Using, amongst other sources, various posts here on Stackoverflow, I'm trying to implement my own PHP classier to classify tweets into a positive, neutral and negative class. Before coding, I need to get the process straigt. My train-of-thought and an example are as follows:
p(class) * p(words|class)
Bayes theorem: p(class|words) = ------------------------- with
p(words)
assumption that p(words) is the same for every class leads to calculating
arg max p(class) * p(words|class) with
p(words|class) = p(word1|class) * p(word2|topic) * ... and
p(class) = #words in class / #words in total and
p(word, class) 1
p(word|class) = -------------- = p(word, class) * -------- =
p(class) p(class)
#times word occurs in class #words in total #times word occurs in class
--------------------------- * --------------- = ---------------------------
#words in total #words in class #words in class
Example:
------+----------------+-----------------+
class | words | #words in class |
------+----------------+-----------------+
pos | happy win nice | 3 |
neu | neutral middle | 2 |
neg | sad loose bad | 3 |
------+----------------+-----------------+
p(pos) = 3/8
p(neu) = 2/8
p(meg) = 3/8
Calculate: argmax(sad loose)
p(sad loose|pos) = p(sad|pos) * p(loose|pos) = (0+1)/3 * (0+1)/3 = 1/9
p(sad loose|neu) = p(sad|neu) * p(loose|neu) = (0+1)/3 * (0+1)/3 = 1/9
p(sad loose|neg) = p(sad|neg) * p(loose|neg) = 1/3 * 1/3 = 1/9
p(pos) * p(sad loose|pos) = 3/8 * 1/9 = 0.0416666667
p(neu) * p(sad loose|neu) = 2/8 * 1/9 = 0.0277777778
p(neg) * p(sad loose|neg) = 3/8 * 1/9 = 0.0416666667 <-- should be 100% neg!
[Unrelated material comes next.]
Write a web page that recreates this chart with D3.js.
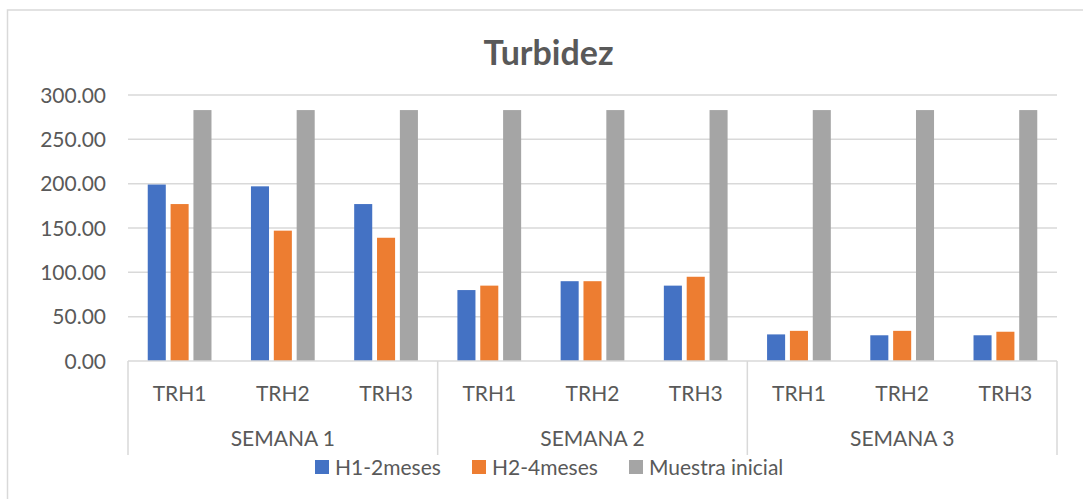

As you can see, I have "trained" the classifier with a positive ("happy win nice"), a neutral ("neutral middle") and a negative ("sad loose bad") tweet. In order to prevent problems of having probabilities of zero because of one word missing in all classes, I'm using LaPlace (or ädd one") smoothing, see "(0+1)".
I basically have two questions:
- Is this a correct blueprint for implementation? Is there room for improvement?
- When classifying a tweet ("sad loose"), it is expected to be 100% in class "neg" because it only contains negative words. The LaPlace smoothing is however making things more complicated: class pos and neg have an equal probability. Is there a workaround for this?